Challenge. Please transcribe the data below exactly. Leave the pictures out.
--- Begin ---
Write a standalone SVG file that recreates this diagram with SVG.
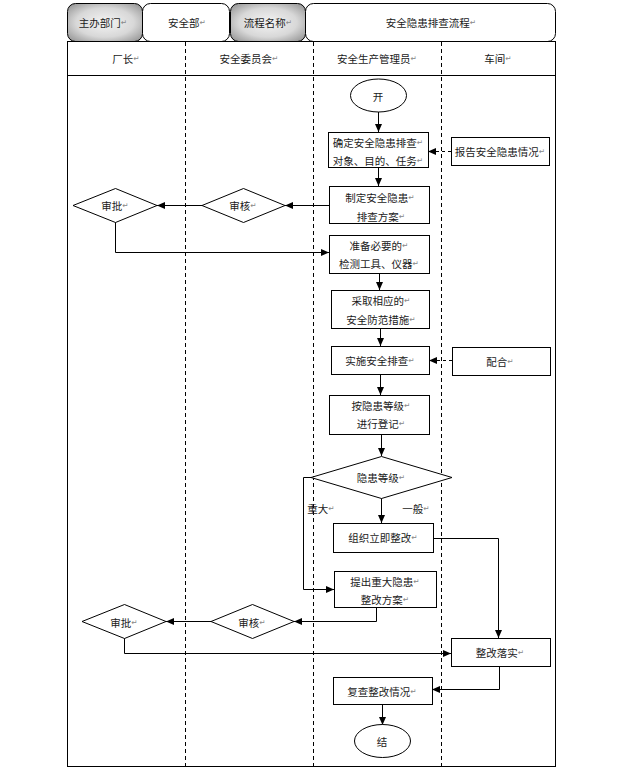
<svg xmlns="http://www.w3.org/2000/svg" width="620" height="769" viewBox="0 0 620 769">
<defs>
<radialGradient id="gg" cx="50%" cy="50%" r="70%">
<stop offset="0" stop-color="#f4f4f4"/>
<stop offset="0.55" stop-color="#d8d8d8"/>
<stop offset="1" stop-color="#8c8c8c"/>
</radialGradient>
<marker id="ar" markerWidth="9" markerHeight="8" refX="8" refY="3.5" orient="auto" markerUnits="userSpaceOnUse">
<path d="M0,0 L8,3.5 L0,7 z" fill="#000"/>
</marker>
<style>
text{font-family:"Noto Sans CJK SC","Noto Sans",sans-serif;font-size:10.5px;fill:#1a1a1a;text-anchor:middle;dominant-baseline:central}
.rm{font-family:"DejaVu Sans",sans-serif;font-size:7.5px;fill:#888}
.box{fill:#fff;stroke:#000;stroke-width:1}
.hd{stroke:#000;stroke-width:1}
.ln{fill:none;stroke:#000;stroke-width:1;marker-end:url(#ar)}
.dl{fill:none;stroke:#000;stroke-width:1;stroke-dasharray:3,3;marker-end:url(#ar)}
.dv{stroke:#000;stroke-width:1;stroke-dasharray:4,3}
</style>
</defs>
<rect width="620" height="769" fill="#fff"/>

<g id="header">
<rect class="hd" x="67.5" y="3.5" width="75" height="38" rx="8" fill="url(#gg)"/>
<text x="103" y="22">主办部门<tspan class="rm">↵</tspan></text>
<rect class="hd" x="142.5" y="3.5" width="87" height="38" rx="8" fill="#fff"/>
<text x="187" y="22">安全部<tspan class="rm">↵</tspan></text>
<rect class="hd" x="230.5" y="3.5" width="75" height="38" rx="8" fill="url(#gg)"/>
<text x="268" y="22">流程名称<tspan class="rm">↵</tspan></text>
<rect class="hd" x="305.5" y="3.5" width="250" height="38" rx="8" fill="#fff"/>
<text x="431" y="22">安全隐患排查流程<tspan class="rm">↵</tspan></text>
</g>

<g id="lanes">
<rect x="67.5" y="41.5" width="488" height="725" fill="none" stroke="#000"/>
<line x1="67" y1="75.5" x2="556" y2="75.5" stroke="#000"/>
<line class="dv" x1="185.5" y1="42" x2="185.5" y2="766"/>
<line class="dv" x1="313.5" y1="42" x2="313.5" y2="766"/>
<line class="dv" x1="441.5" y1="42" x2="441.5" y2="766"/>
<text x="126" y="58">厂长<tspan class="rm">↵</tspan></text>
<text x="249" y="58">安全委员会<tspan class="rm">↵</tspan></text>
<text x="377" y="58">安全生产管理员<tspan class="rm">↵</tspan></text>
<text x="498" y="58">车间<tspan class="rm">↵</tspan></text>
</g>

<g id="connectors">
<path class="ln" d="M378.5,112 V132"/>
<path class="dl" d="M451,151.5 H428"/>
<path class="ln" d="M378.5,167 V186"/>
<path class="ln" d="M329,205.5 H285"/>
<path class="ln" d="M202,205.5 H157"/>
<path class="ln" d="M115.5,222 V252.5 H329"/>
<path class="ln" d="M379.5,273 V290"/>
<path class="ln" d="M380.5,328 V346"/>
<path class="dl" d="M452,360.5 H429"/>
<path class="ln" d="M380.5,374 V395"/>
<path class="ln" d="M381.5,434 V456"/>
<path class="ln" d="M381.5,498 V523"/>
<path class="ln" d="M311,477.5 H303.5 V589.5 H334"/>
<path class="ln" d="M376.5,607 V621.5 H294"/>
<path class="ln" d="M211,621.5 H166"/>
<path class="ln" d="M433,538.5 H498.5 V638"/>
<path class="ln" d="M124.5,638 V653.5 H451"/>
<path class="ln" d="M499.5,666 V689.5 H432"/>
<path class="ln" d="M382.5,704 V725"/>
</g>

<g id="n-start"><ellipse class="box" cx="378.5" cy="95.5" rx="28" ry="16.5"/><text x="378" y="96">开</text></g>
<g id="n-confirm"><rect class="box" x="328.5" y="132.5" width="100" height="35"/><text x="378" y="142">确定安全隐患排查<tspan class="rm">↵</tspan></text><text x="378" y="160">对象、目的、任务<tspan class="rm">↵</tspan></text></g>
<g id="n-report"><rect class="box" x="451.5" y="137.5" width="98" height="28"/><text x="500" y="151">报告安全隐患情况<tspan class="rm">↵</tspan></text></g>
<g id="n-plan"><rect class="box" x="329.5" y="186.5" width="100" height="37"/><text x="380" y="197">制定安全隐患<tspan class="rm">↵</tspan></text><text x="381" y="216">排查方案<tspan class="rm">↵</tspan></text></g>
<g id="n-approve1"><polygon class="box" points="73,205.5 115.5,188.5 157,205.5 115.5,222.5"/><text x="115" y="205">审批<tspan class="rm">↵</tspan></text></g>
<g id="n-review1"><polygon class="box" points="202,205.5 243.5,188.5 285,205.5 243.5,222.5"/><text x="243" y="205">审核<tspan class="rm">↵</tspan></text></g>
<g id="n-prepare"><rect class="box" x="329.5" y="235.5" width="100" height="38"/><text x="379" y="245">准备必要的<tspan class="rm">↵</tspan></text><text x="379" y="263">检测工具、仪器<tspan class="rm">↵</tspan></text></g>
<g id="n-measures"><rect class="box" x="331.5" y="290.5" width="98" height="38"/><text x="381" y="300">采取相应的<tspan class="rm">↵</tspan></text><text x="381" y="319">安全防范措施<tspan class="rm">↵</tspan></text></g>
<g id="n-implement"><rect class="box" x="331.5" y="346.5" width="98" height="28"/><text x="380" y="360">实施安全排查<tspan class="rm">↵</tspan></text></g>
<g id="n-cooperate"><rect class="box" x="452.5" y="347.5" width="98" height="28"/><text x="500" y="361">配合<tspan class="rm">↵</tspan></text></g>
<g id="n-register"><rect class="box" x="329.5" y="395.5" width="100" height="39"/><text x="381" y="405">按隐患等级<tspan class="rm">↵</tspan></text><text x="381" y="423">进行登记<tspan class="rm">↵</tspan></text></g>
<g id="n-level"><polygon class="box" points="311,477.5 381.5,456.5 452,477.5 381.5,498.5"/><text x="381" y="477">隐患等级<tspan class="rm">↵</tspan></text></g>
<g id="l-major"><text x="321" y="508">重大<tspan class="rm">↵</tspan></text></g>
<g id="l-general"><text x="416" y="508">一般<tspan class="rm">↵</tspan></text></g>
<g id="n-organize"><rect class="box" x="333.5" y="523.5" width="100" height="29"/><text x="383" y="537">组织立即整改<tspan class="rm">↵</tspan></text></g>
<g id="n-propose"><rect class="box" x="334.5" y="571.5" width="102" height="36"/><text x="385" y="581">提出重大隐患<tspan class="rm">↵</tspan></text><text x="385" y="599">整改方案<tspan class="rm">↵</tspan></text></g>
<g id="n-approve2"><polygon class="box" points="82,621.5 124.5,604.5 166,621.5 124.5,638.5"/><text x="124" y="622">审批<tspan class="rm">↵</tspan></text></g>
<g id="n-review2"><polygon class="box" points="211,621.5 252.5,604.5 294,621.5 252.5,638.5"/><text x="252" y="622">审核<tspan class="rm">↵</tspan></text></g>
<g id="n-rectify"><rect class="box" x="451.5" y="638.5" width="99" height="28"/><text x="500" y="652">整改落实<tspan class="rm">↵</tspan></text></g>
<g id="n-recheck"><rect class="box" x="333.5" y="677.5" width="99" height="27"/><text x="382" y="691">复查整改情况<tspan class="rm">↵</tspan></text></g>
<g id="n-end"><ellipse class="box" cx="382.5" cy="741" rx="28" ry="16.5"/><text x="382" y="741">结</text></g>
</svg>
--- End ---
Correct result.
Write a standalone SVG file that recreates this diagram with SVG.
<svg xmlns="http://www.w3.org/2000/svg" width="620" height="769" viewBox="0 0 620 769">
<defs>
<radialGradient id="gg" cx="50%" cy="50%" r="70%">
<stop offset="0" stop-color="#f4f4f4"/>
<stop offset="0.55" stop-color="#d8d8d8"/>
<stop offset="1" stop-color="#8c8c8c"/>
</radialGradient>
<marker id="ar" markerWidth="9" markerHeight="8" refX="8" refY="3.5" orient="auto" markerUnits="userSpaceOnUse">
<path d="M0,0 L8,3.5 L0,7 z" fill="#000"/>
</marker>
<style>
text{font-family:"Noto Sans CJK SC","Noto Sans",sans-serif;font-size:10.5px;fill:#1a1a1a;text-anchor:middle;dominant-baseline:central}
.rm{font-family:"DejaVu Sans",sans-serif;font-size:7.5px;fill:#888}
.box{fill:#fff;stroke:#000;stroke-width:1}
.hd{stroke:#000;stroke-width:1}
.ln{fill:none;stroke:#000;stroke-width:1;marker-end:url(#ar)}
.dl{fill:none;stroke:#000;stroke-width:1;stroke-dasharray:3,3;marker-end:url(#ar)}
.dv{stroke:#000;stroke-width:1;stroke-dasharray:4,3}
</style>
</defs>
<rect width="620" height="769" fill="#fff"/>

<g id="header">
<rect class="hd" x="67.5" y="3.5" width="75" height="38" rx="8" fill="url(#gg)"/>
<text x="103" y="22">主办部门<tspan class="rm">↵</tspan></text>
<rect class="hd" x="142.5" y="3.5" width="87" height="38" rx="8" fill="#fff"/>
<text x="187" y="22">安全部<tspan class="rm">↵</tspan></text>
<rect class="hd" x="230.5" y="3.5" width="75" height="38" rx="8" fill="url(#gg)"/>
<text x="268" y="22">流程名称<tspan class="rm">↵</tspan></text>
<rect class="hd" x="305.5" y="3.5" width="250" height="38" rx="8" fill="#fff"/>
<text x="431" y="22">安全隐患排查流程<tspan class="rm">↵</tspan></text>
</g>

<g id="lanes">
<rect x="67.5" y="41.5" width="488" height="725" fill="none" stroke="#000"/>
<line x1="67" y1="75.5" x2="556" y2="75.5" stroke="#000"/>
<line class="dv" x1="185.5" y1="42" x2="185.5" y2="766"/>
<line class="dv" x1="313.5" y1="42" x2="313.5" y2="766"/>
<line class="dv" x1="441.5" y1="42" x2="441.5" y2="766"/>
<text x="126" y="58">厂长<tspan class="rm">↵</tspan></text>
<text x="249" y="58">安全委员会<tspan class="rm">↵</tspan></text>
<text x="377" y="58">安全生产管理员<tspan class="rm">↵</tspan></text>
<text x="498" y="58">车间<tspan class="rm">↵</tspan></text>
</g>

<g id="connectors">
<path class="ln" d="M378.5,112 V132"/>
<path class="dl" d="M451,151.5 H428"/>
<path class="ln" d="M378.5,167 V186"/>
<path class="ln" d="M329,205.5 H285"/>
<path class="ln" d="M202,205.5 H157"/>
<path class="ln" d="M115.5,222 V252.5 H329"/>
<path class="ln" d="M379.5,273 V290"/>
<path class="ln" d="M380.5,328 V346"/>
<path class="dl" d="M452,360.5 H429"/>
<path class="ln" d="M380.5,374 V395"/>
<path class="ln" d="M381.5,434 V456"/>
<path class="ln" d="M381.5,498 V523"/>
<path class="ln" d="M311,477.5 H303.5 V589.5 H334"/>
<path class="ln" d="M376.5,607 V621.5 H294"/>
<path class="ln" d="M211,621.5 H166"/>
<path class="ln" d="M433,538.5 H498.5 V638"/>
<path class="ln" d="M124.5,638 V653.5 H451"/>
<path class="ln" d="M499.5,666 V689.5 H432"/>
<path class="ln" d="M382.5,704 V725"/>
</g>

<g id="n-start"><ellipse class="box" cx="378.5" cy="95.5" rx="28" ry="16.5"/><text x="378" y="96">开</text></g>
<g id="n-confirm"><rect class="box" x="328.5" y="132.5" width="100" height="35"/><text x="378" y="142">确定安全隐患排查<tspan class="rm">↵</tspan></text><text x="378" y="160">对象、目的、任务<tspan class="rm">↵</tspan></text></g>
<g id="n-report"><rect class="box" x="451.5" y="137.5" width="98" height="28"/><text x="500" y="151">报告安全隐患情况<tspan class="rm">↵</tspan></text></g>
<g id="n-plan"><rect class="box" x="329.5" y="186.5" width="100" height="37"/><text x="380" y="197">制定安全隐患<tspan class="rm">↵</tspan></text><text x="381" y="216">排查方案<tspan class="rm">↵</tspan></text></g>
<g id="n-approve1"><polygon class="box" points="73,205.5 115.5,188.5 157,205.5 115.5,222.5"/><text x="115" y="205">审批<tspan class="rm">↵</tspan></text></g>
<g id="n-review1"><polygon class="box" points="202,205.5 243.5,188.5 285,205.5 243.5,222.5"/><text x="243" y="205">审核<tspan class="rm">↵</tspan></text></g>
<g id="n-prepare"><rect class="box" x="329.5" y="235.5" width="100" height="38"/><text x="379" y="245">准备必要的<tspan class="rm">↵</tspan></text><text x="379" y="263">检测工具、仪器<tspan class="rm">↵</tspan></text></g>
<g id="n-measures"><rect class="box" x="331.5" y="290.5" width="98" height="38"/><text x="381" y="300">采取相应的<tspan class="rm">↵</tspan></text><text x="381" y="319">安全防范措施<tspan class="rm">↵</tspan></text></g>
<g id="n-implement"><rect class="box" x="331.5" y="346.5" width="98" height="28"/><text x="380" y="360">实施安全排查<tspan class="rm">↵</tspan></text></g>
<g id="n-cooperate"><rect class="box" x="452.5" y="347.5" width="98" height="28"/><text x="500" y="361">配合<tspan class="rm">↵</tspan></text></g>
<g id="n-register"><rect class="box" x="329.5" y="395.5" width="100" height="39"/><text x="381" y="405">按隐患等级<tspan class="rm">↵</tspan></text><text x="381" y="423">进行登记<tspan class="rm">↵</tspan></text></g>
<g id="n-level"><polygon class="box" points="311,477.5 381.5,456.5 452,477.5 381.5,498.5"/><text x="381" y="477">隐患等级<tspan class="rm">↵</tspan></text></g>
<g id="l-major"><text x="321" y="508">重大<tspan class="rm">↵</tspan></text></g>
<g id="l-general"><text x="416" y="508">一般<tspan class="rm">↵</tspan></text></g>
<g id="n-organize"><rect class="box" x="333.5" y="523.5" width="100" height="29"/><text x="383" y="537">组织立即整改<tspan class="rm">↵</tspan></text></g>
<g id="n-propose"><rect class="box" x="334.5" y="571.5" width="102" height="36"/><text x="385" y="581">提出重大隐患<tspan class="rm">↵</tspan></text><text x="385" y="599">整改方案<tspan class="rm">↵</tspan></text></g>
<g id="n-approve2"><polygon class="box" points="82,621.5 124.5,604.5 166,621.5 124.5,638.5"/><text x="124" y="622">审批<tspan class="rm">↵</tspan></text></g>
<g id="n-review2"><polygon class="box" points="211,621.5 252.5,604.5 294,621.5 252.5,638.5"/><text x="252" y="622">审核<tspan class="rm">↵</tspan></text></g>
<g id="n-rectify"><rect class="box" x="451.5" y="638.5" width="99" height="28"/><text x="500" y="652">整改落实<tspan class="rm">↵</tspan></text></g>
<g id="n-recheck"><rect class="box" x="333.5" y="677.5" width="99" height="27"/><text x="382" y="691">复查整改情况<tspan class="rm">↵</tspan></text></g>
<g id="n-end"><ellipse class="box" cx="382.5" cy="741" rx="28" ry="16.5"/><text x="382" y="741">结</text></g>
</svg>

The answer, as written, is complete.